Hubble Double Toil and Trouble: These Haunting Cosmic Images Show How Spooky Space Is

The Hubble Space Telescope has gotten into the Halloween spirit, capturing an image of the carbon star CW Leonis, resembling a glowering orange-hued eye.

The star lies around 400 light-years from Earth in the constellation Leo and is a carbo-rich red star surrounded by clouds of sooty gas and dust. These envelopes were created when the dying star's core collapsed, blowing out its outer layers.

This process happens to all stars of the size of CW Leonis when they run out of hydrogen to burn in their cores. This means that nuclear fusion is stopped, and the outward pressure that supports a star from the effects of gravity ceases.

This triggers a gravitational collapse that triggers the burning of helium in the star's core. This heats the outer layers puffing them out in what is known as the red giant phase.

This will happen to the sun in about 4 billion years, and our star will expand out to the orbit of Mars, in the process engulfing the inner planets, including Earth.

For CW Leonis, this process has left the stellar core surrounded by sooty dust that makes it appear to Hubble as a single glowing eye.

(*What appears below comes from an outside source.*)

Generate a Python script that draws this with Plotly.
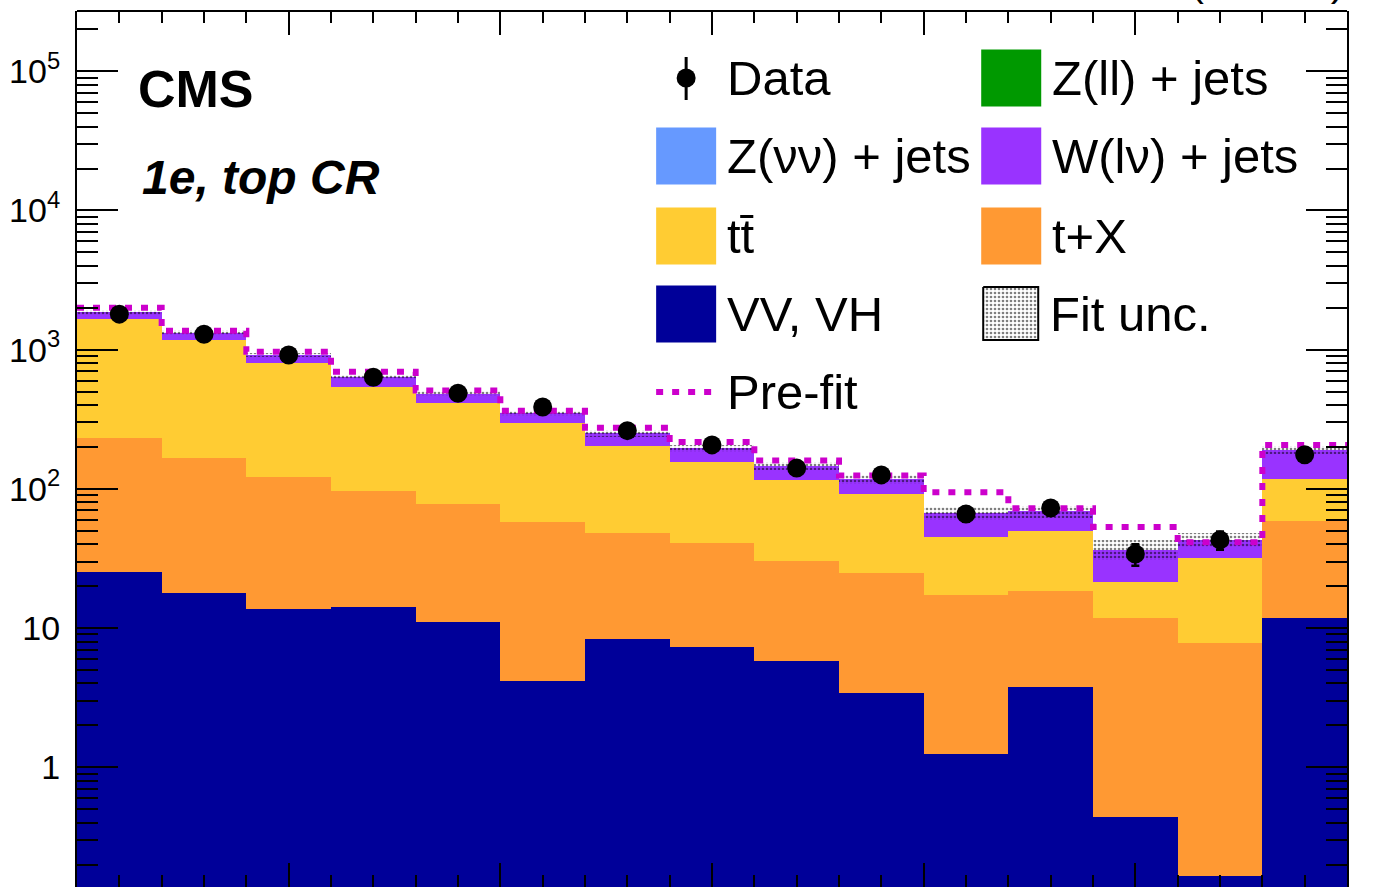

Aside from admiring its haunting aesthetic, studying CW Leonis with Hubble is helping researchers understand the interaction between dying stars and their outer layers.

CW Leonis
A haunting image of CW Leonis. Captured by Hubble this dying stars is surrounded by a cloud of gas and dust that makes it look like a single glowing eye in space. Hubble & NASA, T. Ueta, H. Kim/ESA

It isn't just old stars that are capable of putting on a cosmic horror show, however.

This image shows the billowing clouds of gas and dust that make up a nebula where baby stars are brewing, lit up by massive stars hundreds of light-years from Earth.

The nebula, located in the constellation of Orion, is glowing in infrared light which gives it the distinct appearance of a typical "wicked witch" as depicted in lurid Halloween decorations, screaming out into space.

It's little wonder that the cloud of gas and dust has been named the Witch Head Nebula. Its image here was caught by the Wide-field Infrared Survey Explorer (WISE) in 2017.

The Witch Head Nebula
Captured by the WISE spacecraft this nebula hundreds of light-years from Earth is lit by the glow of massive stars. Unsurprisingly given its visage, it has been dubbed the Witch Head nebula. JPL-Caltech/NASA

Another young star, HBC 672, has received the nickname Bat Shadow because of its similarity to the image of Earth's only winged mammal and Halloween staple.

The similarity between HBC 672 and a bat was taken even further in 2018, when Hubble spotted a curious "flapping" motion in the star's shadow caused by motion in the planet-forming disc of gas and dust that surrounds it.

This is likely caused by a planet in the disc orbiting that central star and pulling on the gas and dust warping it.

The Bat Shadow  young star HBC 672.
Lurking 1,300 light-years from Earth, the young star HBC 672 resembles a giant cosmic bat as pictured in 2018 by HAWK-I. ESA, K. Pontoppidan/NASA

"You have a star that is surrounded by a disc, and the disc is not like Saturn's rings—it's not flat. It's puffed up," said Klaus Pontoppidan, an astronomer at the Space Telescope Science Institute (STScI) in Baltimore, who helped discover the "flapping" motion. "And so that means that the light from the star, if it goes straight up, can continue straight up—it's not blocked by anything. But if it tries to go along the plane of the disc, it doesn't get out, and it casts a shadow."

If this star's bat-like appearance isn't intimidating enough, the shadow that surrounds it is truly massive. The fact that the shadow is 200 times the size of the solar system means that it takes light 45 days to cross it.

The star is in the Sharpens nebula, around 1,300 light-years away from Earth. This image was captured in 2018.

Cosmic Pumpkin
The colliding galaxies NGC 2292 and NGC 2293 create the glowing eyes and rictus grin of a pumpkin 109,000 light-years in diameter. ESA, and W. Keel University of Alabama/NASA

Halloween wouldn't be complete with a pumpkin.

This Hubble Space Telescope image shows aging red stars in the galaxies NGC 2292 and NGC 2293 in the constellation Canis Major resembling two glowing eyes and a rictus grin.

And this cosmic pumpkin is a whopper, measuring 109,000 light-years across. The two galaxies are actually in the process of colliding. This collision is creating spiral arms, the first of which is forming this haunting grin.